◆ Set task
Render the material again word for word, skipping the pictures in it.

◆ Dataset content
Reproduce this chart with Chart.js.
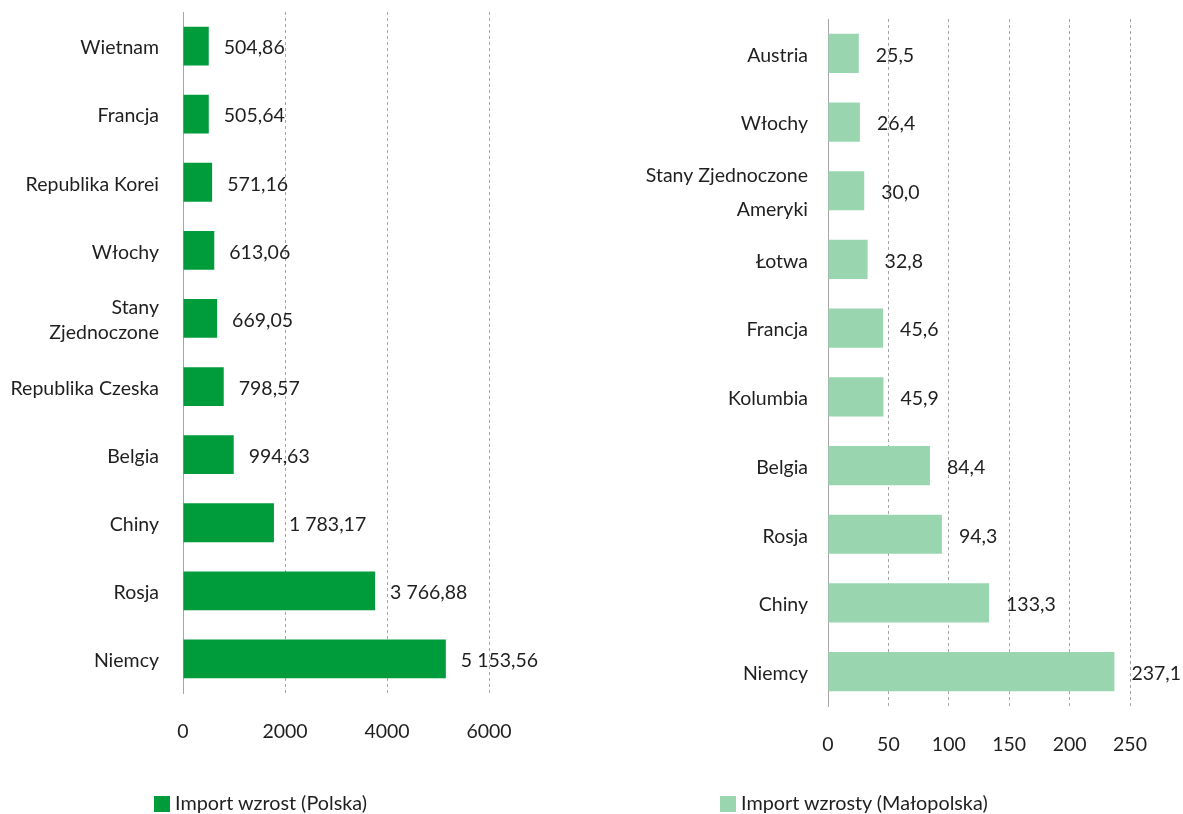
<!DOCTYPE html>
<html>
<head>
<meta charset="utf-8">
<script src="https://cdn.jsdelivr.net/npm/chart.js@4"></script>
<style>
  html, body { margin: 0; padding: 0; background: #fff; }
  body { width: 1183px; height: 814px; position: relative; overflow: hidden; font-family: Lato, "Open Sans", sans-serif; }
  #c1 { position: absolute; left: 0; top: 0; }
  #c2 { position: absolute; left: 600px; top: 0; }
  .leg { position: absolute; top: 791px; font-size: 19.8px; color: #1f1f1f; white-space: nowrap; line-height: 22px; }
  .leg span.sw { display: inline-block; width: 16px; height: 16px; vertical-align: -2px; margin-right: 5px; }
</style>
</head>
<body>
<canvas id="c1" width="560" height="814"></canvas>
<canvas id="c2" width="583" height="814"></canvas>
<div class="leg" style="left:154px"><span class="sw" style="background:#009B3A"></span>Import wzrost (Polska)</div>
<div class="leg" style="left:720px"><span class="sw" style="background:#99D6AF"></span>Import wzrosty (Małopolska)</div>
<script>
// ---- data ----
const plCategories = ["Wietnam", "Francja", "Republika Korei", "Włochy", ["Stany", "Zjednoczone"], "Republika Czeska", "Belgia", "Chiny", "Rosja", "Niemcy"];
const plValues = [504.86, 505.64, 571.16, 613.06, 669.05, 798.57, 994.63, 1783.17, 3766.88, 5153.56];
const plTicks = [0, 2000, 4000, 6000];

const mpCategories = ["Austria", "Włochy", ["Stany Zjednoczone", "Ameryki"], "Łotwa", "Francja", "Kolumbia", "Belgia", "Rosja", "Chiny", "Niemcy"];
const mpValues = [25.5, 26.4, 30.0, 32.8, 45.6, 45.9, 84.4, 94.3, 133.3, 237.1];
const mpTicks = [0, 50, 100, 150, 200, 250];

const seriesNames = ["Import wzrost (Polska)", "Import wzrosty (Małopolska)"];
// ---------------

const FONT = "Lato, 'Open Sans', sans-serif";
const FS = 19.5;
const TXT = "#1f1f1f";

function fmt(v, dec) {
  const s = v.toFixed(dec).split(".");
  const int = s[0].replace(/\B(?=(\d{3})+(?!\d))/g, " ");
  return dec ? int + "," + s[1] : int;
}

function labelPlugin(dec, gap) {
  return {
    id: "valLabels",
    afterDatasetsDraw(chart) {
      const ctx = chart.ctx;
      const meta = chart.getDatasetMeta(0);
      const data = chart.data.datasets[0].data;
      ctx.save();
      ctx.font = FS + "px " + FONT;
      ctx.fillStyle = TXT;
      ctx.textAlign = "left";
      ctx.textBaseline = "middle";
      meta.data.forEach((bar, i) => {
        ctx.fillText(fmt(data[i], dec), bar.x + gap, bar.y + 2);
      });
      ctx.restore();
    }
  };
}

function makeChart(id, cats, vals, ticks, color, name, yWidth, pad, lineH, dec, yPad, gap) {
  const maxV = ticks[ticks.length - 1];
  const step = ticks[1] - ticks[0];
  return new Chart(document.getElementById(id), {
    type: "bar",
    data: {
      labels: cats,
      datasets: [{
        label: name,
        data: vals,
        backgroundColor: color,
        borderWidth: 0,
        barPercentage: 0.57,
        categoryPercentage: 1.0
      }]
    },
    options: {
      indexAxis: "y",
      responsive: false,
      animation: false,
      layout: { padding: pad },
      plugins: { legend: { display: false }, tooltip: { enabled: false } },
      scales: {
        x: {
          min: 0, max: maxV,
          afterBuildTicks(scale) { scale.ticks = ticks.map(v => ({ value: v })); },
          afterFit(scale) { scale.height = 50; scale.paddingLeft = 0; scale.paddingRight = 0; },
          ticks: {
            color: TXT, font: { family: FONT, size: FS }, padding: 27, maxRotation: 0, stepSize: step,
            callback: (v) => String(v)
          },
          grid: {
            drawTicks: false,
            color: (c) => (c.tick && c.tick.value === 0) ? "rgba(0,0,0,0)" : "#a6a6a6",
            lineWidth: 1
          },
          border: { display: false, dash: [3, 3] }
        },
        y: {
          afterFit(scale) { scale.width = yWidth; scale.paddingTop = 0; scale.paddingBottom = 0; },
          ticks: { color: TXT, font: { family: FONT, size: FS, lineHeight: lineH }, padding: yPad, autoSkip: false, labelOffset: 2 },
          grid: { display: true, drawTicks: false, color: "rgba(0,0,0,0)" },
          border: { display: true, color: "#a6a6a6", width: 1 }
        }
      }
    },
    plugins: [labelPlugin(dec, gap)]
  });
}

makeChart("c1", plCategories, plValues, plTicks, "#009B3A", seriesNames[0], 183,
  { left: 0, right: 71, top: 12, bottom: 71 }, 1.3, 2, 24, 15);
makeChart("c2", mpCategories, mpValues, mpTicks, "#99D6AF", seriesNames[1], 228,
  { left: 0, right: 53, top: 19, bottom: 58 }, 1.75, 1, 20, 17);
</script>
</body>
</html>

◆ Problem solution
Reproduce this chart with Chart.js.
<!DOCTYPE html>
<html>
<head>
<meta charset="utf-8">
<script src="https://cdn.jsdelivr.net/npm/chart.js@4"></script>
<style>
  html, body { margin: 0; padding: 0; background: #fff; }
  body { width: 1183px; height: 814px; position: relative; overflow: hidden; font-family: Lato, "Open Sans", sans-serif; }
  #c1 { position: absolute; left: 0; top: 0; }
  #c2 { position: absolute; left: 600px; top: 0; }
  .leg { position: absolute; top: 791px; font-size: 19.8px; color: #1f1f1f; white-space: nowrap; line-height: 22px; }
  .leg span.sw { display: inline-block; width: 16px; height: 16px; vertical-align: -2px; margin-right: 5px; }
</style>
</head>
<body>
<canvas id="c1" width="560" height="814"></canvas>
<canvas id="c2" width="583" height="814"></canvas>
<div class="leg" style="left:154px"><span class="sw" style="background:#009B3A"></span>Import wzrost (Polska)</div>
<div class="leg" style="left:720px"><span class="sw" style="background:#99D6AF"></span>Import wzrosty (Małopolska)</div>
<script>
// ---- data ----
const plCategories = ["Wietnam", "Francja", "Republika Korei", "Włochy", ["Stany", "Zjednoczone"], "Republika Czeska", "Belgia", "Chiny", "Rosja", "Niemcy"];
const plValues = [504.86, 505.64, 571.16, 613.06, 669.05, 798.57, 994.63, 1783.17, 3766.88, 5153.56];
const plTicks = [0, 2000, 4000, 6000];

const mpCategories = ["Austria", "Włochy", ["Stany Zjednoczone", "Ameryki"], "Łotwa", "Francja", "Kolumbia", "Belgia", "Rosja", "Chiny", "Niemcy"];
const mpValues = [25.5, 26.4, 30.0, 32.8, 45.6, 45.9, 84.4, 94.3, 133.3, 237.1];
const mpTicks = [0, 50, 100, 150, 200, 250];

const seriesNames = ["Import wzrost (Polska)", "Import wzrosty (Małopolska)"];
// ---------------

const FONT = "Lato, 'Open Sans', sans-serif";
const FS = 19.5;
const TXT = "#1f1f1f";

function fmt(v, dec) {
  const s = v.toFixed(dec).split(".");
  const int = s[0].replace(/\B(?=(\d{3})+(?!\d))/g, " ");
  return dec ? int + "," + s[1] : int;
}

function labelPlugin(dec, gap) {
  return {
    id: "valLabels",
    afterDatasetsDraw(chart) {
      const ctx = chart.ctx;
      const meta = chart.getDatasetMeta(0);
      const data = chart.data.datasets[0].data;
      ctx.save();
      ctx.font = FS + "px " + FONT;
      ctx.fillStyle = TXT;
      ctx.textAlign = "left";
      ctx.textBaseline = "middle";
      meta.data.forEach((bar, i) => {
        ctx.fillText(fmt(data[i], dec), bar.x + gap, bar.y + 2);
      });
      ctx.restore();
    }
  };
}

function makeChart(id, cats, vals, ticks, color, name, yWidth, pad, lineH, dec, yPad, gap) {
  const maxV = ticks[ticks.length - 1];
  const step = ticks[1] - ticks[0];
  return new Chart(document.getElementById(id), {
    type: "bar",
    data: {
      labels: cats,
      datasets: [{
        label: name,
        data: vals,
        backgroundColor: color,
        borderWidth: 0,
        barPercentage: 0.57,
        categoryPercentage: 1.0
      }]
    },
    options: {
      indexAxis: "y",
      responsive: false,
      animation: false,
      layout: { padding: pad },
      plugins: { legend: { display: false }, tooltip: { enabled: false } },
      scales: {
        x: {
          min: 0, max: maxV,
          afterBuildTicks(scale) { scale.ticks = ticks.map(v => ({ value: v })); },
          afterFit(scale) { scale.height = 50; scale.paddingLeft = 0; scale.paddingRight = 0; },
          ticks: {
            color: TXT, font: { family: FONT, size: FS }, padding: 27, maxRotation: 0, stepSize: step,
            callback: (v) => String(v)
          },
          grid: {
            drawTicks: false,
            color: (c) => (c.tick && c.tick.value === 0) ? "rgba(0,0,0,0)" : "#a6a6a6",
            lineWidth: 1
          },
          border: { display: false, dash: [3, 3] }
        },
        y: {
          afterFit(scale) { scale.width = yWidth; scale.paddingTop = 0; scale.paddingBottom = 0; },
          ticks: { color: TXT, font: { family: FONT, size: FS, lineHeight: lineH }, padding: yPad, autoSkip: false, labelOffset: 2 },
          grid: { display: true, drawTicks: false, color: "rgba(0,0,0,0)" },
          border: { display: true, color: "#a6a6a6", width: 1 }
        }
      }
    },
    plugins: [labelPlugin(dec, gap)]
  });
}

makeChart("c1", plCategories, plValues, plTicks, "#009B3A", seriesNames[0], 183,
  { left: 0, right: 71, top: 12, bottom: 71 }, 1.3, 2, 24, 15);
makeChart("c2", mpCategories, mpValues, mpTicks, "#99D6AF", seriesNames[1], 228,
  { left: 0, right: 53, top: 19, bottom: 58 }, 1.75, 1, 20, 17);
</script>
</body>
</html>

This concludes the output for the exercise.